Rosamund prefirió no contradecir a su hija y se quedó en silencio. Si seguía discutiendo, lo único que lograría era afianzar aun más la posición de Elizabeth.
La joven acompañó a su madre hasta la frontera con Escocia, donde Logan Hepburn y media docena de hombres de su clan esperaban a la señora de Claven's Carn para escoltarla hasta la casa.
Tras desmontar de su corcel, lord Hepburn se acercó a saludar a su esposa y a su hijastra. Cuando besó la mano de Rosamund, sus miradas se encontraron y brotó la pasión que aún existía entre ellos. No necesitan palabras para expresarla.
– ¿Has conseguido marido, pequeña? -preguntó sin circunloquios a Elizabeth mientras sus vibrantes ojos azules la miraban con ansiedad.
– No, a ninguno de los petimetres de la corte le interesa Friarsgate, Logan. Mamá te contará las novedades. Si me apresuro, podré llegar a casa para terminar las tareas del día. Adiós, mamá. Gracias por tu visita. ¡Te mucho! -gritó tirando besos al aire y luego hizo girar a su caballo.
– ¡Adiós, querida mía!
Respiró aliviada, pues había logrado eludir el interrogatorio de su padrastro. Su madre se ocuparía de Logan y ella se ocuparía del otro escocés. Baen era orgulloso, como había señalado Rosamund, pero la quería. Elizabeth no era una experta en lo tocante a las relaciones entre hombres y mujeres, pero sabía cuándo un hombre amaba a una mujer. Y tenía la intención de acosarlo hasta que él no pudiera resistirse a sus insinuaciones. Lo tenía en sus manos, aunque él no lo supiera. Sonriendo, espoleó a su caballo y salió disparada como una flecha. Los hombres de Friarsgate la seguían detrás.

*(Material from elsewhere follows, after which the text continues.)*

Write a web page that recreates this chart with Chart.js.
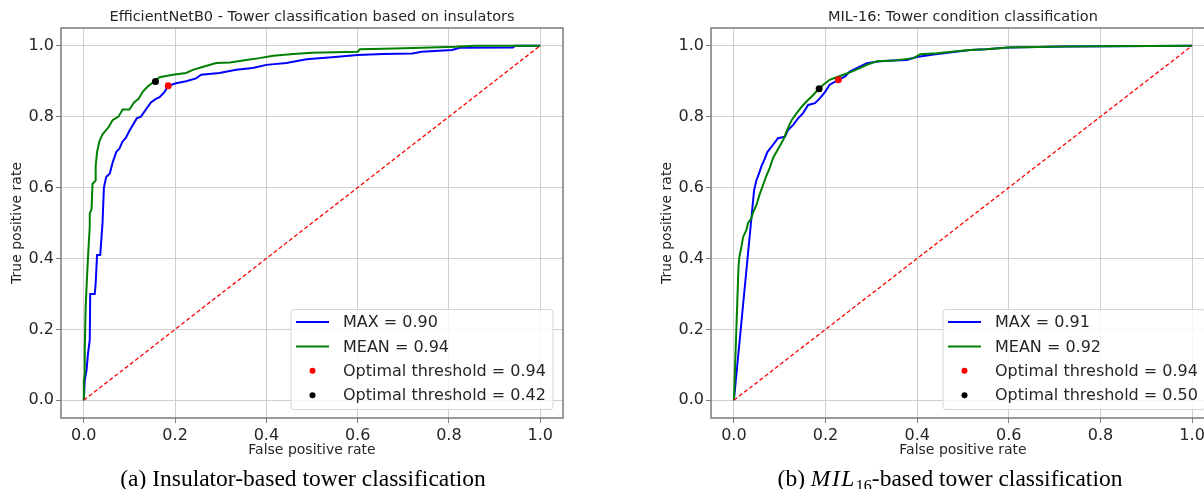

Contempló con satisfacción los campos verdes, el heno secándose al sol antes de ser almacenado para el invierno, los rebaños sanos y robustos. Empezarían a esquilar los animales la semana siguiente, después del 24 de junio. Durante el resto del verano y el otoño, las ovejas volverían a recuperar el pelo y podrían protegerse de los fríos invernales. La lana de la última esquila era hilada en hebras cada vez más largas y resistentes. El secreto de los excelentes tejidos de Friarsgate residía en ese procedimiento. Había sido una buena temporada para los rebaños, pues no habían perdido ninguna oveja por enfermedad o por la acción de los depredadores.
Esa noche, el salón parecía más vacío sin Rosamund. Había sido el alma de Friarsgate durante tanto tiempo que su ausencia siempre provocaba cierta tristeza.

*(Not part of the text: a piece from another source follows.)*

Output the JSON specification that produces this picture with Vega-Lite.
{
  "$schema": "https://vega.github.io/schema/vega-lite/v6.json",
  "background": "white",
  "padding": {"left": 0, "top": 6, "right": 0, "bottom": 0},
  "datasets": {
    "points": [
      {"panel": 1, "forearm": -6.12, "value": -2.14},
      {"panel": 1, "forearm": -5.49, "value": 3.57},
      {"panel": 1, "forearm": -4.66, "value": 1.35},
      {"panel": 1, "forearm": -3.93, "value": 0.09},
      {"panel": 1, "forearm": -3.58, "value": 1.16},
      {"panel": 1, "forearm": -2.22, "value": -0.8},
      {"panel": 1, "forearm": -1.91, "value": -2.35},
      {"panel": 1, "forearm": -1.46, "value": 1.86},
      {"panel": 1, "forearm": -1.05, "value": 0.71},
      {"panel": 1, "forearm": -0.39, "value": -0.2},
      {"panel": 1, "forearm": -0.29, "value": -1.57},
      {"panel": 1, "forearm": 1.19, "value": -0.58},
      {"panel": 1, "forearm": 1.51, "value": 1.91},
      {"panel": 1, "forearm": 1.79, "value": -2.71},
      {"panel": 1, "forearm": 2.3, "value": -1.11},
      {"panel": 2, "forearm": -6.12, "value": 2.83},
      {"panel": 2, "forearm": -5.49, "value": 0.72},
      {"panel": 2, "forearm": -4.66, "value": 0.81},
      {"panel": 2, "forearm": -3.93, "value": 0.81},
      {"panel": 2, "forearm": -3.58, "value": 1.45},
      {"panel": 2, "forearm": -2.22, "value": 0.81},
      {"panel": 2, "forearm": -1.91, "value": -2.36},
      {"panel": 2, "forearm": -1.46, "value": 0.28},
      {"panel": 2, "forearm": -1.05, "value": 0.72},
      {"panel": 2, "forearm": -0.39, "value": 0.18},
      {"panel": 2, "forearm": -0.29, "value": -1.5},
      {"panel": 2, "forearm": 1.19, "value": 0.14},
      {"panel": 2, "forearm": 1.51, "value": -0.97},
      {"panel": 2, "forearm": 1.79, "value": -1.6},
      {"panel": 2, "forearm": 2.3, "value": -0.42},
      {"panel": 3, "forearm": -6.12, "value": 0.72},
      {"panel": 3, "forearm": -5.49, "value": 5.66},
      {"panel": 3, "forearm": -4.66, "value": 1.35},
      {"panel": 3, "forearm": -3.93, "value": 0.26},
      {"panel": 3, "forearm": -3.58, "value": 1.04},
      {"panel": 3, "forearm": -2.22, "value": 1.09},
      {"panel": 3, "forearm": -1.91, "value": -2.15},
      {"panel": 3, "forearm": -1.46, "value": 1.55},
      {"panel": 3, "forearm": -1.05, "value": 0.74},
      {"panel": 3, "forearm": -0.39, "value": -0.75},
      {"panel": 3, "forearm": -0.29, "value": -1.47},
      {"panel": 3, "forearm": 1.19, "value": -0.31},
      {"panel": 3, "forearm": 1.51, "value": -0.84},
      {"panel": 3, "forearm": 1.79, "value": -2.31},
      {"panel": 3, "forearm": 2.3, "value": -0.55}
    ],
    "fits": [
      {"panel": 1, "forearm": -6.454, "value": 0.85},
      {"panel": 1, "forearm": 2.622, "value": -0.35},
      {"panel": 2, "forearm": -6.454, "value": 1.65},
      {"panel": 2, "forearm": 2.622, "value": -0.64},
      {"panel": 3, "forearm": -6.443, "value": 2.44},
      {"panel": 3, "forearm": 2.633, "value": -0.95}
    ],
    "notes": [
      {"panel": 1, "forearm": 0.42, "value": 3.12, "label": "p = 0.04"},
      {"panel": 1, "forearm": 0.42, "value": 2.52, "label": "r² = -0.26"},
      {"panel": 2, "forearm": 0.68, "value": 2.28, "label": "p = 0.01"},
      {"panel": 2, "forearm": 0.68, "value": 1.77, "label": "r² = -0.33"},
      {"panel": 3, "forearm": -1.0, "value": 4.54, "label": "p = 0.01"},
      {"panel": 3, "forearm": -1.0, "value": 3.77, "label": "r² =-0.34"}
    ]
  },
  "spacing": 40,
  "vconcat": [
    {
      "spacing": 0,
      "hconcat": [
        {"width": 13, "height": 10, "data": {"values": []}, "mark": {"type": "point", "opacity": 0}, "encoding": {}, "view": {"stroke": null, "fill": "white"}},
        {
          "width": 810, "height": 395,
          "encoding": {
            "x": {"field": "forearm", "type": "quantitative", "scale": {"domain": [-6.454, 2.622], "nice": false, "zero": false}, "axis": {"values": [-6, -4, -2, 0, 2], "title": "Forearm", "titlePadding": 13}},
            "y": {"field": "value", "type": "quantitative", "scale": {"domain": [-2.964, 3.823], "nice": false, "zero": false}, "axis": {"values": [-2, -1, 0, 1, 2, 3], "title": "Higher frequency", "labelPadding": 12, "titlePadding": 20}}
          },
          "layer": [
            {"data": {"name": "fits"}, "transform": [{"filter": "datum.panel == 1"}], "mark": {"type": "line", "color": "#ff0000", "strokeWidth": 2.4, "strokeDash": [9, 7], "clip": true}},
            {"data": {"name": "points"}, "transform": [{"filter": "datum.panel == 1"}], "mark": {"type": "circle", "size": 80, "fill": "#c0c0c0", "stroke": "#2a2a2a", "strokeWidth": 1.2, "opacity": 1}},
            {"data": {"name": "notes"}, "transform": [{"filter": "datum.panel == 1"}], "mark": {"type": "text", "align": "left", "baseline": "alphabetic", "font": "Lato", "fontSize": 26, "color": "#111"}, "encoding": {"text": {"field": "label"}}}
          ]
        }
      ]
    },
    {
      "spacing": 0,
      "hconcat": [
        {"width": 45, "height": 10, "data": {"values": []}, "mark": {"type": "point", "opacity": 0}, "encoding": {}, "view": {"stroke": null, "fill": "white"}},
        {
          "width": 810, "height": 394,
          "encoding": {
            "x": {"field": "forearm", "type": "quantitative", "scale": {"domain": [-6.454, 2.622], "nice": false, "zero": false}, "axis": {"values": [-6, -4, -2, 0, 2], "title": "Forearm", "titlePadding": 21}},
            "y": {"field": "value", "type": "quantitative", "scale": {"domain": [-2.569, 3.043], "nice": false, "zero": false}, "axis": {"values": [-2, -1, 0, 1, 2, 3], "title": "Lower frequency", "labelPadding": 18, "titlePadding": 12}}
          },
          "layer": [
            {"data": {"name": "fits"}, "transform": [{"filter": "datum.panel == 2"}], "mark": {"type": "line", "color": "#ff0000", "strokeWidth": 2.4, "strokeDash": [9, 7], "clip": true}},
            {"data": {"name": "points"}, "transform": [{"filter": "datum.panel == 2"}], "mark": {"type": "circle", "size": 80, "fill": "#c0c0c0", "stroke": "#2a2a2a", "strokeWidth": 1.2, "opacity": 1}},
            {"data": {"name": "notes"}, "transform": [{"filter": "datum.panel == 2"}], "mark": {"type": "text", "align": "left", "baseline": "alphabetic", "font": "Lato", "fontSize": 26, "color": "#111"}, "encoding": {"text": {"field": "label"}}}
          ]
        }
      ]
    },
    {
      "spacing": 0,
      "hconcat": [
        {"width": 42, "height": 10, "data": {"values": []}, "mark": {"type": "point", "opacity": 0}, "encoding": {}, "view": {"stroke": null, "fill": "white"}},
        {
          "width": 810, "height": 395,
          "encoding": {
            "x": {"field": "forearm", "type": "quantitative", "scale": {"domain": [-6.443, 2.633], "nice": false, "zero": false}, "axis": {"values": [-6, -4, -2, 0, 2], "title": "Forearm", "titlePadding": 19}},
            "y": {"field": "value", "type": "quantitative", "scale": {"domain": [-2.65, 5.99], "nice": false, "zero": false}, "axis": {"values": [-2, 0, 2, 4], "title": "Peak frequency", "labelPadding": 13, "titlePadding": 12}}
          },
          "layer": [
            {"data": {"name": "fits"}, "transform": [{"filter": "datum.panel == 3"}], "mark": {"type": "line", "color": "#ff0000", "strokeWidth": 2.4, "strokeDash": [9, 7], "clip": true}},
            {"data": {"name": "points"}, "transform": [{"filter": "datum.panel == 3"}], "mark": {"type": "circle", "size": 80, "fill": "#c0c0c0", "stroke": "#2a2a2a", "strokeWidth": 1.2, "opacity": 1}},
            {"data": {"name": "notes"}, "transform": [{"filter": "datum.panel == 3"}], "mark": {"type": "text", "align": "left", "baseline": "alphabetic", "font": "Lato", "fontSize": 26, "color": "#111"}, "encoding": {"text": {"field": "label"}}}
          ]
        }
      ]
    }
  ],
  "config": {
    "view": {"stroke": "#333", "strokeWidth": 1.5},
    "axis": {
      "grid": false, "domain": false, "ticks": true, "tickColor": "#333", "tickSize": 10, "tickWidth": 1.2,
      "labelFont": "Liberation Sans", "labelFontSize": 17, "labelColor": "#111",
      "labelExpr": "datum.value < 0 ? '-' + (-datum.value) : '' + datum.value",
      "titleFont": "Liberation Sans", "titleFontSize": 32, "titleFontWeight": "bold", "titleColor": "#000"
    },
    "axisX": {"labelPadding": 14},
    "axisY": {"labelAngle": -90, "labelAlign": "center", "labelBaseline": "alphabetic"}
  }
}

Mientras conversaban después de la cena, Edmund comentó que no se sentía bien y de pronto se cayó de la silla. Maybel gritó y Baen saltó para socorrer al hombre desmayado. Lo levantó en andas y lo cargó escaleras arriba hasta la alcoba que compartía el matrimonio. Elizabeth se le había adelantado y le abrió la puerta. Baen acostó al anciano sobre la cama. Maybel lo apartó de un empujón y comenzó a desabrocharle la camisa lanzando gemidos de consternación.
– Dé… Déjenme… solo -musitó Edmund abriendo los ojos.

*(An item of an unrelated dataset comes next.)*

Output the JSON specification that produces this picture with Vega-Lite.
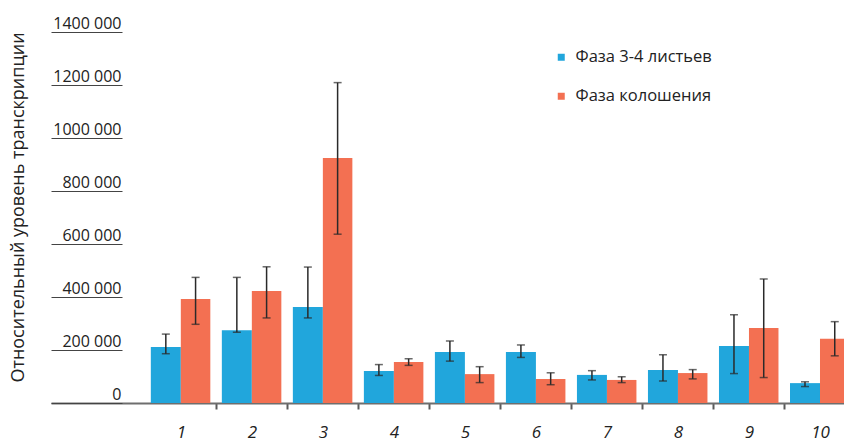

Con suma delicadeza, Baen corrió a Maybel a un lado y se inclino sobre el enfermo para hablarle al oído.
– ¿Dónde le duele? -le preguntó.
– La cabeza. No… no… puedo moverme.
– Debe descansar, Edmund, y dejar que Maybel lo cuide. Mañana se sentirá mejor. Ha estado trabajando mucho.
– Sí -asintió Edmund y volvió a cerrar los ojos.
– ¿Qué le pasó? -dijo Maybel con tonto implorante-. Siempre fue un hombre fuerte. ¿Qué le pasó?
– No conozco el nombre -respondió Baen-, pero he visto casos parecidos en personas ancianas. Si Dios quiere, recuperará la movilidad de los miembros, pero no será tan fuerte como antes. Manténgalo abrigado y dele vino aguado si tiene sed. El mejor remedio es dormir.
– Prepararé una jarra de vino -ofreció Elizabeth-. Y le agregaré un somnífero para que pueda descansar. Quédate junto a él, enseguida regreso.
– ¡Como si fuera a abandonarlo! -bufó Maybel. Los jóvenes se retiraron de la habitación y bajaron las escaleras a toda prisa.
– ¡Pobre Edmund! -exclamó Elizabeth. Luego llamó a Albert y le ordenó que buscara unas hierbas-. ¿Por qué se habrá puesto así? No es un hombre que suela enfermarse.
– No creo que Edmund vaya a morir, pero es muy improbable que recupere todas sus fuerzas.